I was thinking about my current relationships, the relationships I have had in the last year, and the relationships I would like going forward, and I realized something that is a strength of polyamorous relationship structure that is lacking in monogamous relationships: the common thread about all of my poly relationships is that every day, I choose them.  There is something completely romantic to me in the fact that every morning, I choose A and O.  I choose the time I spend with them, I choose the contact and communication I have with them, I choose to be completely with them when we are together.  I carve out time in my life to prioritize them because I love them.  In my monogamous relationships, they all started out that way, but eventually life took over, we took each other for granted, and we moved forward as a matter of routine.  It wasn’t choosing each other, but rather, not choosing something or someone else.

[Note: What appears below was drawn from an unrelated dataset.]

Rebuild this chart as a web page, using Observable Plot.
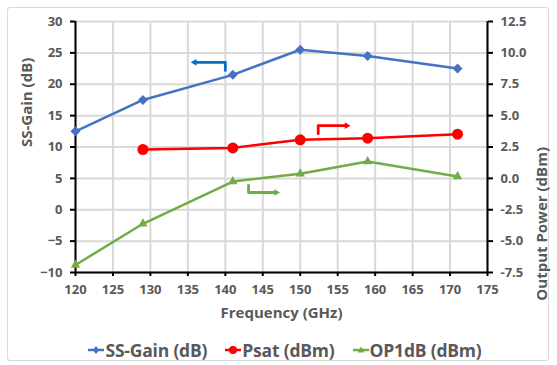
<!DOCTYPE html>
<html><head><meta charset="utf-8">
<script src="https://cdn.jsdelivr.net/npm/d3@7"></script>
<script src="https://cdn.jsdelivr.net/npm/@observablehq/plot@0.6"></script>
<style>
body{margin:0;background:#fff;font-family:"Open Sans",sans-serif;}
#frame{position:absolute;left:7px;top:7px;width:542px;height:354px;border:1px solid #d9d9d9;border-radius:3px;box-sizing:border-box;}
#chart{position:absolute;left:0;top:0;}
#legend{position:absolute;left:0;top:337px;width:570px;height:26px;display:flex;justify-content:center;align-items:center;gap:18px;font-size:17.5px;font-weight:700;color:#595959;letter-spacing:-0.2px;}
.item{display:flex;align-items:center;}
.item svg{margin-right:1px;}
</style></head>
<body>
<div id="frame"></div>
<div id="chart"></div>
<div id="legend"></div>
<script>
const freq = [120,129,141,150,159,171];
const gain = [12.5,17.5,21.5,25.5,24.5,22.5];
const psatFreq = [129,141,150,159,171];
const psat = [2.3,2.43,3.07,3.2,3.52];
const op1db = [-6.9,-3.62,-0.25,0.37,1.35,0.15];
const xTicks = [120,125,130,135,140,145,150,155,160,165,170,175];
const leftTicks = [-10,-5,0,5,10,15,20,25,30];
const rightTickLabels = ["-7.5","-5.0","-2.5","0.0","2.5","5.0","7.5","10.0","12.5"];
// annotation arrows (x in GHz, y in left-axis dB units)
const arrowBlue = [{f:140,v:22.2},{f:140,v:23.5},{f:135.9,v:23.5}];
const arrowRed = [{f:152.4,v:12.1},{f:152.4,v:13.4},{f:156.2,v:13.4}];
const arrowGreen = [{f:143.1,v:3.9},{f:143.1,v:2.75},{f:146.8,v:2.75}];

const toLeft = p => 2*p + 5; // right axis (dBm) -> left axis units
const gainData = freq.map((f,i)=>({f, v:gain[i]}));
const psatData = psatFreq.map((f,i)=>({f, v:toLeft(psat[i])}));
const opData = freq.map((f,i)=>({f, v:toLeft(op1db[i])}));

const blue="#4472c4", red="#ff0000", green="#70ad47", arrowBlueC="#0070c0";
const txt="#595959";

function arrowMarks(data, color, rot){
  const tip = data[data.length-1];
  return [
    Plot.line(data,{x:"f",y:"v",stroke:color,strokeWidth:2.8,strokeLinejoin:"round"}),
    Plot.dot([tip],{x:"f",y:"v",symbol:"triangle2",r:3.2,fill:color,rotate:rot})
  ];
}

const plot = Plot.plot({
  width:557, height:330,
  marginLeft:75, marginRight:70, marginTop:21, marginBottom:58,
  x:{domain:[120,175]},
  y:{domain:[-10,30]},
  style:{fontFamily:"Open Sans", fontSize:"13px", fontWeight:"bold", color:txt, background:"transparent"},
  marks:[
    Plot.gridX(xTicks,{stroke:"#d9d9d9",strokeOpacity:1,strokeWidth:2}),
    Plot.gridY(leftTicks,{stroke:"#d9d9d9",strokeOpacity:1,strokeWidth:2}),
    Plot.axisX(xTicks,{tickSize:4,stroke:"black",strokeWidth:2,fill:txt,tickPadding:8,label:null}),
    Plot.axisY(leftTicks,{anchor:"left",tickSize:5,stroke:"black",strokeWidth:2,fill:txt,tickPadding:8,label:null}),
    Plot.axisY(leftTicks,{anchor:"right",tickSize:5,stroke:"black",strokeWidth:2,fill:txt,tickPadding:8,label:null,
      tickFormat:d=>rightTickLabels[leftTicks.indexOf(d)]}),
    Plot.ruleX([120,175],{stroke:"black",strokeWidth:2}),
    Plot.ruleY([-10],{stroke:"black",strokeWidth:2}),
    Plot.text(["Frequency (GHz)"],{frameAnchor:"bottom",dy:41,lineAnchor:"middle",fontSize:15,fill:txt}),
    Plot.text(["SS-Gain (dB)"],{frameAnchor:"left",dx:-48,rotate:-90,lineAnchor:"middle",fontSize:15,fill:txt}),
    Plot.text(["Output Power (dBm)"],{frameAnchor:"right",dx:55,rotate:-90,lineAnchor:"middle",fontSize:15,fill:txt}),
    Plot.line(gainData,{x:"f",y:"v",stroke:blue,strokeWidth:2.5}),
    Plot.dot(gainData,{x:"f",y:"v",symbol:"diamond2",r:4.5,fill:blue}),
    Plot.line(psatData,{x:"f",y:"v",stroke:red,strokeWidth:2.5}),
    Plot.dot(psatData,{x:"f",y:"v",symbol:"circle",r:5.5,fill:red}),
    Plot.line(opData,{x:"f",y:"v",stroke:green,strokeWidth:2.5}),
    Plot.dot(opData,{x:"f",y:"v",symbol:"triangle2",r:4.5,fill:green}),
    ...arrowMarks(arrowBlue,arrowBlueC,-90),
    ...arrowMarks(arrowRed,red,90),
    ...arrowMarks(arrowGreen,green,90)
  ]
});
document.getElementById("chart").appendChild(plot);

const legendItems = [
  {name:"SS-Gain (dB)", color:blue, shape:"diamond"},
  {name:"Psat (dBm)", color:red, shape:"circle"},
  {name:"OP1dB (dBm)", color:green, shape:"triangle"}
];
const leg = document.getElementById("legend");
for (const it of legendItems){
  const d = document.createElement("div"); d.className="item";
  let m;
  if(it.shape==="diamond") m=`<path d="M8 4 L11 8 L8 12 L5 8 Z" fill="${it.color}"/>`;
  else if(it.shape==="circle") m=`<circle cx="8" cy="8" r="4" fill="${it.color}"/>`;
  else m=`<path d="M8 4.5 L11.5 10.5 L4.5 10.5 Z" fill="${it.color}"/>`;
  d.innerHTML = `<svg width="16" height="16"><line x1="0" x2="16" y1="8" y2="8" stroke="${it.color}" stroke-width="2.5"/>${m}</svg><span>${it.name}</span>`;
  leg.appendChild(d);
}
</script>
</body></html>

This complacency isn’t something I want in my life.  I’ve spent the last year actively choosing only things that make me happy and fulfill me in ways that I hadn’t previously dreamed. I’ve made some hard choices, some even harder choices, and some that were so easy that I wondered why I didn’t make them sooner. Within my relationship with A, it’s easy to avoid complacency.  We won’t escalate to the point where we ever won’t have to choose to be together.  We won’t share life in the way that anything could become routine.  Now that I have a partner who is likely to escalate to all the levels, I’m trying to work through the mental exercise of how I can hypothetically take on all the comforts and commitments of a shared life and responsibilities and obligations that go with it, while avoiding that mental switch that turns it from a choice to a routine.  I want to choose to live my life the way I want every day for the rest of my life.  I don’t want to go through life as a matter of routine, like a ghost floating through my days without actively engaging in my life and connecting with the important people in it. I want to remember all the reasons I value my partners, friends, family, jobs, and overall life, always.  I want to go through the rest of my life actively choosing it.  I think a strength of the polyamorous relationship structures that I’ve chosen, is that I do get that choice.  Every day.